• _Data extract_:
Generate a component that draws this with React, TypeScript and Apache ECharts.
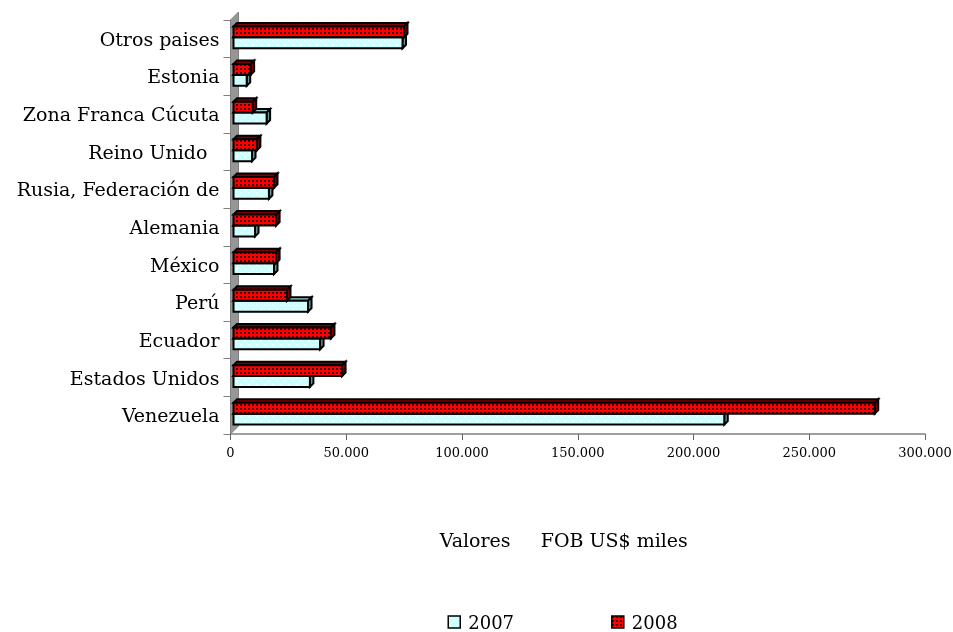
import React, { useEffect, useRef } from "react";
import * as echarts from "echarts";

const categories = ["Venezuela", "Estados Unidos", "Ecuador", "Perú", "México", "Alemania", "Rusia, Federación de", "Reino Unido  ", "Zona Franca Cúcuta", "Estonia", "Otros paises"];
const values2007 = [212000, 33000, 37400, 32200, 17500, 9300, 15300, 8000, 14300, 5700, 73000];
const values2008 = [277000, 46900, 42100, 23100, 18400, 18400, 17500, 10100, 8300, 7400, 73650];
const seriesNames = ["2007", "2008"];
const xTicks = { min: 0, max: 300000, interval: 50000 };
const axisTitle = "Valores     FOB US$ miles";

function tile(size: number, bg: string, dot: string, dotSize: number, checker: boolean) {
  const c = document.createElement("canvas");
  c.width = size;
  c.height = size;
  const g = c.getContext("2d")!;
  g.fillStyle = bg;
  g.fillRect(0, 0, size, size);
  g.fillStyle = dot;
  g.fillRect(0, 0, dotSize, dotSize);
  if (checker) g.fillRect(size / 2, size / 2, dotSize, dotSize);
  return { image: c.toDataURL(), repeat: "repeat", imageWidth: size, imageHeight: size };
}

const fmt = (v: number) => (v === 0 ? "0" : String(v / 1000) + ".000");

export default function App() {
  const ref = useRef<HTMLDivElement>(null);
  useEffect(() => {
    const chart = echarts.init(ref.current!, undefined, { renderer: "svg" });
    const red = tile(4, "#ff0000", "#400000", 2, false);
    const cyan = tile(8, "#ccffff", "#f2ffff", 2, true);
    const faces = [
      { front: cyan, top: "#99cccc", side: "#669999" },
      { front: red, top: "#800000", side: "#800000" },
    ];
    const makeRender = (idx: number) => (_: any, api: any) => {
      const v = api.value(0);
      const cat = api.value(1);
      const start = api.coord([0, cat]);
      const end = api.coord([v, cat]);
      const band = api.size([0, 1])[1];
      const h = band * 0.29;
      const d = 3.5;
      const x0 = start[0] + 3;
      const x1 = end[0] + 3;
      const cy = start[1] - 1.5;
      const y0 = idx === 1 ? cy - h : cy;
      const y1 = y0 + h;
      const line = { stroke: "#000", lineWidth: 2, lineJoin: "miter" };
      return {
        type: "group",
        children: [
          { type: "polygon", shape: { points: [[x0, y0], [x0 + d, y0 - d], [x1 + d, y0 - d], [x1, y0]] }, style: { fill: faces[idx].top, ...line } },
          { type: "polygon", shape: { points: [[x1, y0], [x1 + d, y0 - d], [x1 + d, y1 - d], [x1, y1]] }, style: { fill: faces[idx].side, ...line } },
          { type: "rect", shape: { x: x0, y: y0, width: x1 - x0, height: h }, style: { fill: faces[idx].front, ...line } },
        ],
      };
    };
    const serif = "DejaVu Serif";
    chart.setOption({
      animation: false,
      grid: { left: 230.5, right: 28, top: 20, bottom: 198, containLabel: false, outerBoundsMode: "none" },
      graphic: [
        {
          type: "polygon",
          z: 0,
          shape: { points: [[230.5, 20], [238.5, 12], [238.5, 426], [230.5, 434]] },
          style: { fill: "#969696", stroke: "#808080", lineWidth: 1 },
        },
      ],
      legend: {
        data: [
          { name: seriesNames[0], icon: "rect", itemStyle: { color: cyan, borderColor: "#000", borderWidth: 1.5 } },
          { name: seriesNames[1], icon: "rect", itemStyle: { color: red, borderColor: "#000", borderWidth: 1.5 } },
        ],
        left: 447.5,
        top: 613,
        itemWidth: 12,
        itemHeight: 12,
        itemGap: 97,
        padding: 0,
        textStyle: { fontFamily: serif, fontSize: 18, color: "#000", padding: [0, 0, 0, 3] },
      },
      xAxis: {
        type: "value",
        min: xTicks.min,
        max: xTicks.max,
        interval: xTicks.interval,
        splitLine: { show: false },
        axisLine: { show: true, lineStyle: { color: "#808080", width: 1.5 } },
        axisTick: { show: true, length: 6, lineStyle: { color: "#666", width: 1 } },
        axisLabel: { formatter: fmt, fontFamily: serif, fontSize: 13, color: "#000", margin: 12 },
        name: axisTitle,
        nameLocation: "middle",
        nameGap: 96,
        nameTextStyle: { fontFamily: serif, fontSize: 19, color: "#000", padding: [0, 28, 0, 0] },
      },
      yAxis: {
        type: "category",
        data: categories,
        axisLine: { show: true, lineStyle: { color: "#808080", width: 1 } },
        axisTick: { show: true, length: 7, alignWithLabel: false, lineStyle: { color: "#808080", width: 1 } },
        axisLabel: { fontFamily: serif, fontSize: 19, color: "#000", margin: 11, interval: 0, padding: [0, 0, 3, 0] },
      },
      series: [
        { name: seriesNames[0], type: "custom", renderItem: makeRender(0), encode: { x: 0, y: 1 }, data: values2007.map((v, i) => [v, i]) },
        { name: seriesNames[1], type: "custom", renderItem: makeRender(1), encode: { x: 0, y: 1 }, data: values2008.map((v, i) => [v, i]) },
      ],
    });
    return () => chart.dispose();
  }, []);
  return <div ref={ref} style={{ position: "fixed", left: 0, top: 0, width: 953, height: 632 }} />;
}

• _Instructions for the task_: Give the number of lines that carry the word "React", with nothing added.

• _Written solution_: 2